The Port Orchard City Council may have experienced a spell of déja vu Monday evening as they began the first public reading of the Downtown Overlay District.

Thirty-seven residents, political candidates, business owners and developers turned out for the meeting, which was the first to allow public comments since April.

Residents decried the current draft, saying that City Council has ignored their requests, while business owners and developers expressed frustration over the length of the deliberations.

“We’re putting everything we have on the line to make this building something to be proud of,” said Deb Townsend, co-owner of 802 Bay Street with Don Dahl.

Townsend said she is ready to be done with the whole project, explaining that the last year and a half has been long, expensive and painful.

“We don’t need a city council, we need a priest to give downtown its last rights, because it’s dead, or it’s about to die,” Townsend said Thursday.

As some buildings downtown lay empty and deteriorate, developers are waiting to rebuild, and insist revitalization will be good for the whole city, but paid for by the businesses.

Those arguments have not deterred downtown residents who fear Bay Street will mimic the kind of city growth seen in Bremerton, creating what they have called “canyon effects” from the tall buildings.

“I am scared of this decision,” Kitsap Street resident Jerri Harmon said. “We are losing the small-town feel, and buildings of that size can be done somewhere else.”

Residents asked the council to reject the current draft, and a few promoted the EDAW plan drafted in 2004 for the revitalization of downtown.

Unlike previous meetings, the city is now moving towards a November election, and a number of candidates for positions in City Hall were present to voice their opinion.

“I would like to encourage the council to reject this legislation when it comes to a vote,” said Kitsap Street resident and city council hopeful Jerry Childs in a written statement. “I wish I could say differently, given all the time and hard work that has gone into it, but this legislation is just not good for Port Orchard.”

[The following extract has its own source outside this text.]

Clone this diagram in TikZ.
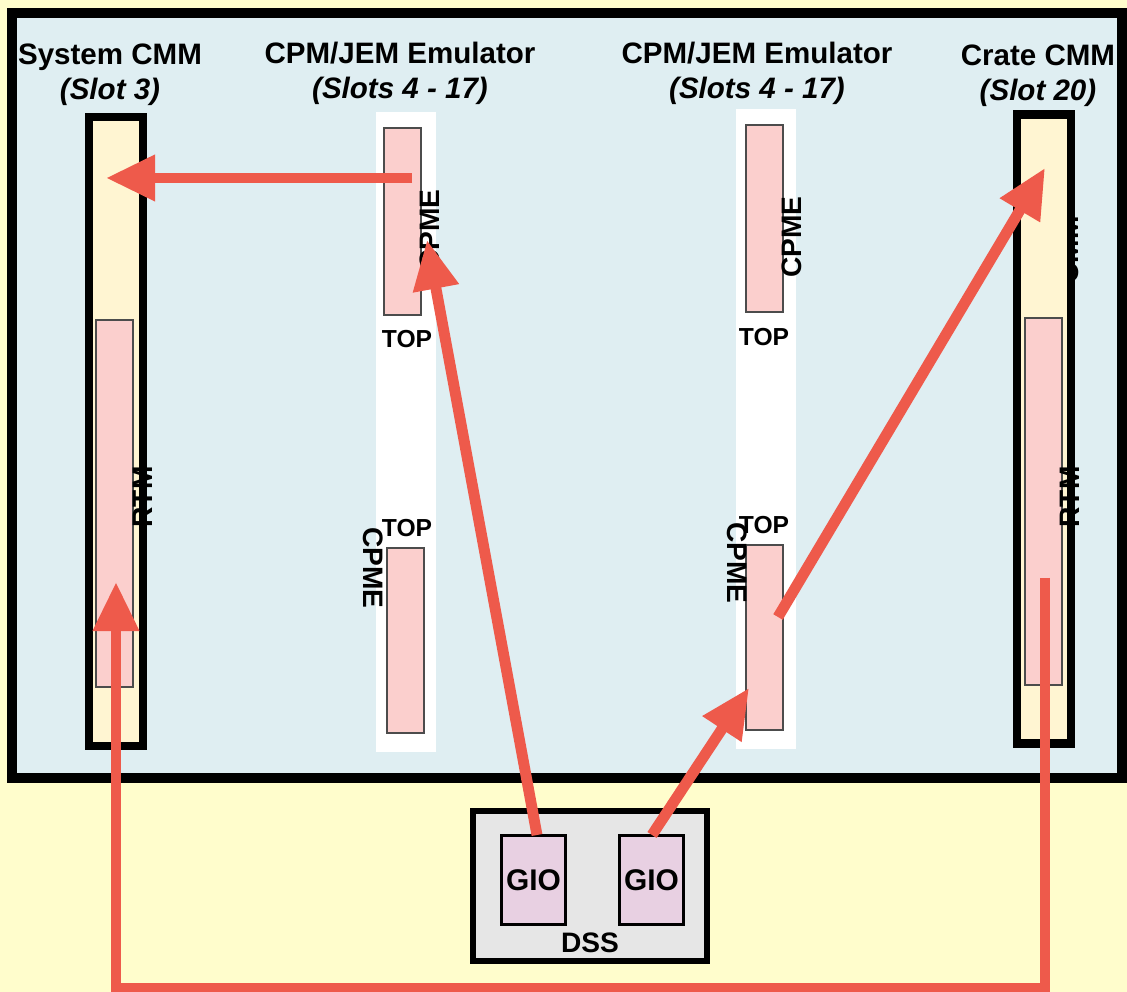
\documentclass[tikz,border=0pt]{standalone}
\usepackage{fontspec}
\setmainfont{Liberation Sans}
\usetikzlibrary{arrows.meta,positioning}
\definecolor{bgyellow}{HTML}{FFFDCC}
\definecolor{crateblue}{HTML}{DFEEF2}
\definecolor{slotcream}{HTML}{FFF5D2}
\definecolor{cardpink}{HTML}{FBCFCD}
\definecolor{dssgray}{HTML}{E6E6E6}
\definecolor{giopurple}{HTML}{E8D0E2}
\definecolor{linkred}{HTML}{EE5A4B}
\begin{document}
\begin{tikzpicture}[x=0.01cm, y=-0.01cm,
  card/.style={draw=black!70, line width=0.5pt, fill=cardpink, inner sep=0pt, minimum width=0.37cm},
  slotbox/.style={draw=black, line width=2.4pt, fill=slotcream, inner sep=0pt, minimum width=0.54cm, minimum height=6.29cm},
  strip/.style={fill=white, inner sep=0pt, minimum width=0.6cm, minimum height=6.4cm},
  gio/.style={draw=black, line width=1pt, fill=giopurple, inner sep=0pt, minimum width=0.64cm, minimum height=0.89cm, font=\fontsize{8.5}{10}\selectfont\bfseries},
  link/.style={linkred, line width=3.1pt, -{Triangle[length=14pt,width=12.5pt]}},
  title/.style={align=center, font=\fontsize{8.4}{10}\selectfont\bfseries},
  lbl/.style={inner sep=0pt, font=\fontsize{7}{8}\selectfont\bfseries},
  side/.style={inner sep=0pt, font=\fontsize{8}{9}\selectfont\bfseries}]
  % background and crate
  \fill[bgyellow] (0,0) rectangle (1127,992);
  \useasboundingbox (0,0) rectangle (1127,992);
  \draw[line width=2.9pt, fill=crateblue] (12,13) rectangle (1122,778);

  % titles
  \node[title] (systitle) at (110,75) {System CMM\\\textit{(Slot 3)}};
  \node[title] (emutitleA) at (400,73) {CPM/JEM Emulator\\\textit{(Slots 4 - 17)}};
  \node[title] (emutitleB) at (757,73) {CPM/JEM Emulator\\\textit{(Slots 4 - 17)}};
  \node[title] (cratetitle) at (1038,76) {Crate CMM\\\textit{(Slot 20)}};

  % CMM slots
  \node[side, rotate=90] (cmmlbl) at (1069,250) {CMM};
  \node[slotbox] (syscmm) at (116,431.5) {};
  \node[slotbox] (cratecmm) at (1044,429) {};
  \node[card, minimum height=3.67cm] (sysrtm) at (114.5,503.5) {};
  \node[card, minimum height=3.67cm] (cratertm) at (1043.5,501.5) {};
  \node[side, rotate=90] (sysrtmlbl) at (143,497) {RTM};
  \node[side, rotate=90] (cratertmlbl) at (1070,497) {RTM};

  % emulator strips
  \node[strip] (emuA) at (406,432) {};
  \node[strip] (emuB) at (766,429) {};
  \node[card, minimum height=1.87cm] (cardAtop) at (402.5,221.5) {};
  \node[card, minimum height=1.85cm] (cardAbot) at (405.5,640.5) {};
  \node[card, minimum height=1.87cm] (cardBtop) at (764.5,218.5) {};
  \node[card, minimum height=1.85cm] (cardBbot) at (764.5,637.5) {};
  \node[lbl] (topA1) at (407,339) {TOP};
  \node[lbl] (topA2) at (407,528) {TOP};
  \node[lbl] (topB1) at (764,337) {TOP};
  \node[lbl] (topB2) at (764,525) {TOP};
  \node[side, rotate=90] (cpmeA1) at (430,230) {CPME};
  \node[side, rotate=90] (cpmeB1) at (792,237) {CPME};
  \node[side, rotate=-90] (cpmeA2) at (373,568) {CPME};
  \node[side, rotate=-90] (cpmeB2) at (737,563) {CPME};

  % DSS
  \node[draw=black, line width=1.8pt, fill=dssgray, inner sep=0pt, minimum width=2.34cm, minimum height=1.5cm] (dss) at (590,886) {};
  \node[gio] (gioA) at (533.5,880) {GIO};
  \node[gio] (gioB) at (651.5,880) {GIO};
  \node[font=\fontsize{8}{9}\selectfont\bfseries, inner sep=0pt] (dsslbl) at (590,943) {DSS};

  % link ends
  \coordinate (a1) at (412,178);
  \coordinate (a1tip) at (106,178);
  \coordinate (a2) at (537,835);
  \coordinate (a2tip) at (427,240);
  \coordinate (a3) at (652,835);
  \coordinate (a3tip) at (749,688);
  \coordinate (a4) at (778,617);
  \coordinate (a4tip) at (1045,168);
  \coordinate (a5) at (1045,578);
  \coordinate (a5tip) at (116,582);

  % links
  \draw[link] (a1) -- (a1tip);
  \draw[link] (a2) -- (a2tip);
  \draw[link] (a3) -- (a3tip);
  \draw[link] (a4) -- (a4tip);
  \draw[link] (a5) -- (1045,988) -- (116,988) -- (a5tip);
\end{tikzpicture}
\end{document}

Gil and Kathy Michael asked developers why they have not started projects based on the city’s current regulations.

In response, Townsend echoed her sentiment over the cost of development Thursday, explaining that if she acquired financing for a building and the regulations changed, she could be required to start — and spend the money —over again.

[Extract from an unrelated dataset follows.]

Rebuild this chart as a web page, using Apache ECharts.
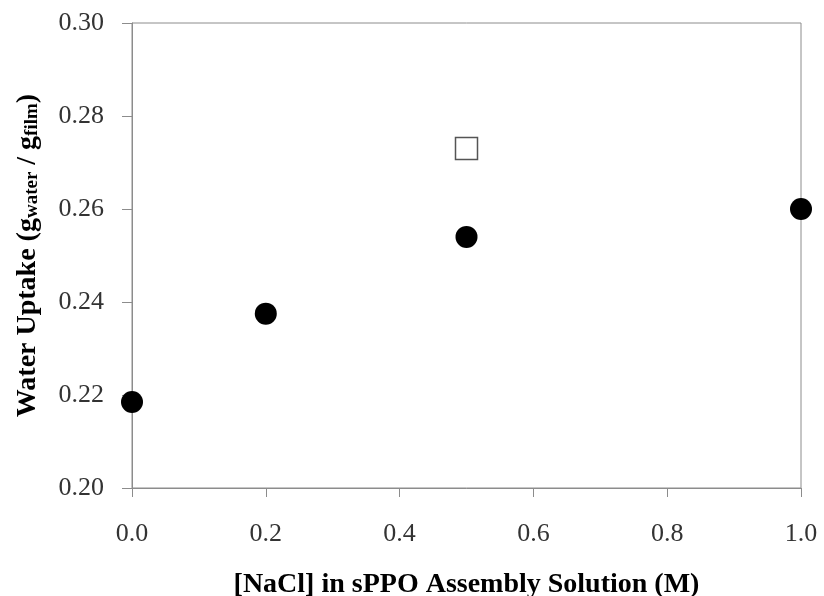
<!DOCTYPE html>
<html>
<head>
<meta charset="utf-8">
<script src="https://cdn.jsdelivr.net/npm/echarts@6/dist/echarts.min.js"></script>
<style>
  html, body { margin: 0; padding: 0; background: #fff; }
  #chart { width: 824px; height: 596px; }
</style>
</head>
<body>
<div id="chart"></div>
<script>
// NaCl concentration (M) and water uptake
const naclFilled = [0.0, 0.2, 0.5, 1.0];
const uptakeFilled = [0.2185, 0.2375, 0.254, 0.260];
const naclOpen = [0.5];
const uptakeOpen = [0.273];

const serif = '"Liberation Serif", "Times New Roman", serif';

const chart = echarts.init(document.getElementById('chart'));

const option = {
  animation: false,
  grid: {
    left: 132,
    right: 23,
    top: 23,
    bottom: 108,
    outerBoundsMode: 'none',
    containLabel: false,
    show: true,
    borderColor: '#8c8c8c',
    borderWidth: 1
  },
  xAxis: {
    type: 'value',
    min: 0,
    max: 1,
    interval: 0.2,
    name: '[NaCl] in sPPO Assembly Solution (M)',
    nameLocation: 'middle',
    nameGap: 83,
    nameTextStyle: { fontFamily: serif, fontWeight: 'bold', fontSize: 28, color: '#000' },
    axisLine: { lineStyle: { color: '#8c8c8c', width: 1 } },
    axisTick: { show: true, length: 9, inside: false, lineStyle: { color: '#8c8c8c' } },
    axisLabel: {
      margin: 33,
      fontFamily: serif,
      fontSize: 26,
      color: '#333',
      formatter: v => v.toFixed(1)
    },
    splitLine: { show: false }
  },
  yAxis: {
    type: 'value',
    min: 0.2,
    max: 0.3,
    interval: 0.02,
    name: '{a|Water Uptake (g}{s|water}{a| / g}{s|film}{a|)}',
    nameLocation: 'middle',
    nameGap: 90,
    nameRotate: 90,
    nameTextStyle: {
      rich: {
        a: { fontFamily: serif, fontWeight: 'bold', fontSize: 28, color: '#000', lineHeight: 34, verticalAlign: 'bottom' },
        s: { fontFamily: serif, fontWeight: 'bold', fontSize: 19, color: '#000', lineHeight: 20, verticalAlign: 'bottom' }
      }
    },
    axisLine: { show: true, lineStyle: { color: '#8c8c8c', width: 1 } },
    axisTick: { show: true, length: 10, inside: false, lineStyle: { color: '#8c8c8c' } },
    axisLabel: {
      margin: 28,
      fontFamily: serif,
      fontSize: 26,
      color: '#333',
      formatter: v => v.toFixed(2)
    },
    splitLine: { show: false }
  },
  series: [
    {
      type: 'scatter',
      data: naclFilled.map((x, i) => [x, uptakeFilled[i]]),
      symbol: 'circle',
      symbolSize: 22,
      itemStyle: { color: '#000', opacity: 1 }
    },
    {
      type: 'scatter',
      data: naclOpen.map((x, i) => [x, uptakeOpen[i]]),
      symbol: 'rect',
      symbolSize: 22,
      itemStyle: { color: '#fff', borderColor: '#555', borderWidth: 1.5, opacity: 1 }
    }
  ]
};

chart.setOption(option);
</script>
</body>
</html>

“This is why none of the building owners are prepared to go through the time, trouble and expense of getting design, architecture and engineering,” she said. “If we go through all that trouble, submit it in for permits and the rules are changed, now we have to go back and reinvent the wheel, which costs more money.”

Mayoral candidate Lary Coppola said that residents he has met while campaigning do not want taller buildings downtown.

“I have not talked to one person who’s in favor the 55-feet height limit,” he said.

City Council had a few more questions to wrap up on the proposed legislation, and showed no immediate signs of making the kind of drastic changes the residents want. By the next meeting, several council members will meet with Greg Jacoby, the city’s lawyer, to touch up a few details before discussing the issue again in September.

The Port Orchard City Council meets next at 7 p.m., September 10.